I hate this feeling inside my chest. I hate this emotion that makes my whole body wash over with sadness and resentment. The same one I experienced last Saturday morning when I was ignored, when his attention was paid to someone else. It's stupid. I can't do anything about it, nor should I feel compelled to. I've decided, I will be beautiful even if eyes do not fall upon me because I am beautiful. I don't have to hide myself in grime and misery, nobody wants to protect the gem either way so why hide it? Sometimes I wonder if I stand in the pouring rain, would the pain be washed away? Will these ill feelings and painful memories be erased with the cleansing rain? If I fell asleep beneath the crying skies, will I rise as a new being or will I just catch pneumonia and fade?

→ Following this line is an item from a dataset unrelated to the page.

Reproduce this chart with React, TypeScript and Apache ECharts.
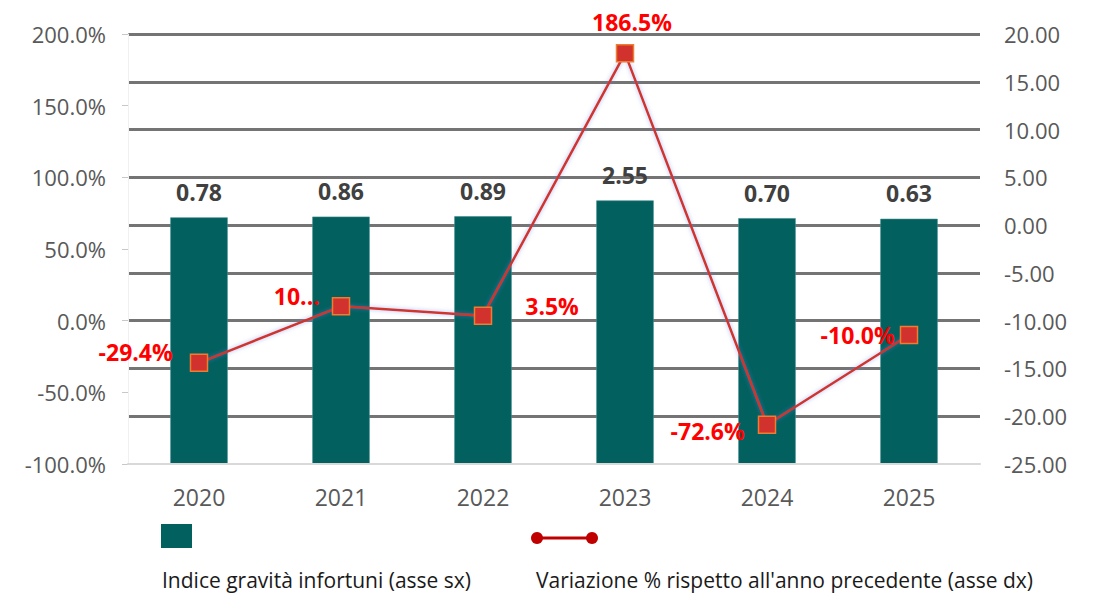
import React, { useEffect, useRef } from "react";
import * as echarts from "echarts";

const YEARS = ["2020", "2021", "2022", "2023", "2024", "2025"];
const INDEX_VALUES = [0.78, 0.86, 0.89, 2.55, 0.7, 0.63];
const CHANGE_PCT = [-29.4, 10.0, 3.5, 186.5, -72.6, -10.0];
const CHANGE_LABELS = ["-29.4%", "10...", "3.5%", "186.5%", "-72.6%", "-10.0%"];
const LEFT_AXIS = { min: -100, max: 200, interval: 50 };
const RIGHT_AXIS = { min: -25, max: 20, interval: 5 };
const LEGEND_BAR = "Indice gravità infortuni (asse sx)";
const LEGEND_LINE = "Variazione % rispetto all'anno precedente (asse dx)";

const FONT = "'Open Sans', 'Noto Sans', sans-serif";
const TEAL = "#02605F";

export default function App() {
  const ref = useRef<HTMLDivElement>(null);

  useEffect(() => {
    if (!ref.current) return;
    const chart = echarts.init(ref.current, null, { renderer: "svg" });

    const labelPlacement: any[] = [
      { position: "left", distance: 17, offset: [0, -11] },
      { position: "left", distance: 12, offset: [0, -10] },
      { position: "right", distance: 33, offset: [0, -10] },
      { position: "top", distance: 11, offset: [7, 0] },
      { position: "left", distance: 13, offset: [0, 6] },
      { position: "left", distance: 5, offset: [0, 0] },
    ];

    const option: any = {
      animation: false,
      backgroundColor: "#ffffff",
      textStyle: { fontFamily: FONT },
      grid: { left: 128, right: 123, top: 34, bottom: 133, containLabel: false },
      xAxis: {
        type: "category",
        data: YEARS,
        boundaryGap: true,
        axisLine: { show: true, onZero: false, lineStyle: { color: "#d9d9d9", width: 2 } },
        axisTick: { show: false },
        axisLabel: { color: "#595959", fontSize: 23, margin: 21, fontFamily: FONT },
        z: 5,
      },
      yAxis: [
        {
          type: "value",
          position: "left",
          min: LEFT_AXIS.min,
          max: LEFT_AXIS.max,
          interval: LEFT_AXIS.interval,
          axisLine: { show: true, lineStyle: { color: "#f0f0f0", width: 1 } },
          axisTick: { show: true, length: 6, lineStyle: { color: "#c8c8c8" } },
          splitLine: { show: false },
          axisLabel: {
            color: "#595959",
            fontSize: 22,
            margin: 22,
            fontFamily: FONT,
            formatter: (v: number) => v.toFixed(1) + "%",
          },
        },
        {
          type: "value",
          position: "right",
          min: RIGHT_AXIS.min,
          max: RIGHT_AXIS.max,
          interval: RIGHT_AXIS.interval,
          axisLine: { show: false },
          axisTick: { show: false },
          splitLine: {
            show: true,
            showMinLine: false,
            lineStyle: { color: "#747474", width: 3 },
          },
          axisLabel: {
            color: "#595959",
            fontSize: 22,
            margin: 24,
            fontFamily: FONT,
            formatter: (v: number) => v.toFixed(2),
          },
        },
      ],
      series: [
        {
          type: "custom",
          name: LEGEND_BAR,
          yAxisIndex: 1,
          z: 2,
          data: INDEX_VALUES.map((v, i) => [i, v]),
          renderItem: (params: any, api: any) => {
            const x = api.value(0);
            const v = api.value(1);
            const top = api.coord([x, v]);
            const base = api.coord([x, RIGHT_AXIS.min]);
            const w = api.size([1, 0])[0] * 0.4;
            return {
              type: "rect",
              shape: { x: top[0] - w / 2, y: top[1], width: w, height: base[1] - top[1] },
              style: { fill: TEAL, stroke: "#3f8a89", lineWidth: 0.6 },
              textContent: {
                style: {
                  text: Number(v).toFixed(2),
                  fill: "#404040",
                  fontSize: 23,
                  fontWeight: "bold",
                  fontFamily: FONT,
                },
              },
              textConfig: { position: "top", distance: 14 },
            };
          },
        },
        {
          type: "line",
          name: LEGEND_LINE,
          yAxisIndex: 0,
          z: 4,
          data: CHANGE_PCT.map((v, i) => ({
            value: v,
            label: { ...labelPlacement[i] },
          })),
          symbol: "rect",
          symbolSize: 17,
          itemStyle: { color: "#D2322D", borderColor: "#ED7D31", borderWidth: 1.5 },
          lineStyle: {
            color: "#D0342C",
            width: 2.5,
            shadowColor: "rgba(90,130,220,0.55)",
            shadowBlur: 4,
          },
          label: {
            show: true,
            color: "#FF0000",
            fontSize: 23,
            fontWeight: "bold",
            fontFamily: FONT,
            formatter: (p: any) => CHANGE_LABELS[p.dataIndex],
          },
        },
      ],
      graphic: [
        { type: "rect", left: 161, top: 524, shape: { width: 31, height: 24 }, style: { fill: TEAL } },
        {
          type: "line",
          shape: { x1: 537, y1: 538, x2: 592, y2: 538 },
          style: { stroke: "#C00000", lineWidth: 3 },
        },
        { type: "circle", shape: { cx: 537, cy: 538, r: 6 }, style: { fill: "#C00000" } },
        { type: "circle", shape: { cx: 592, cy: 538, r: 6 }, style: { fill: "#C00000" } },
        {
          type: "text",
          left: 162,
          top: 569,
          style: { text: LEGEND_BAR, fill: "#1a1a1a", fontSize: 21, fontFamily: FONT },
        },
        {
          type: "text",
          left: 536,
          top: 569,
          style: { text: LEGEND_LINE, fill: "#1a1a1a", fontSize: 21, fontFamily: FONT },
        },
      ],
    };

    chart.setOption(option);
    return () => chart.dispose();
  }, []);

  return <div ref={ref} style={{ width: 1103, height: 597, position: "absolute", left: 0, top: 0 }} />;
}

Ironic how a stranger can walk into your life, walk all over you, and walk out. There should be a law fining people as murder or as a trespasser! Or if we were allowed to lock our doors so people can't walk into our lives, roam around and change things, then walk out. It would make life so much easier, wouldn't you agree? You don't have to worry about others arrivals and departures, wouldn't have to worry about the pain of someone's absence.

Years ago, I was filled with love, compassion, and kindness. As a child, I was happy and wanted others to be as well. Now, I'm a realist. I see things logically, at how things might affect myself so I avoid it all and run away. As a child, even when I got pushed away and rejected. I would cry but I would still stay by their side, wanting only what was good for them even if it ached me. The devotion I once held, the perseverance, the faith, where has it all gone? How did I become such a cold person within such a short amount of time. Society is scary. It transforms a bright, joyful individual into a cynical, dark spirit. I want to become that foolish child again. One of goodness and purity, one of great faith in humanity, one capable of true happiness and love.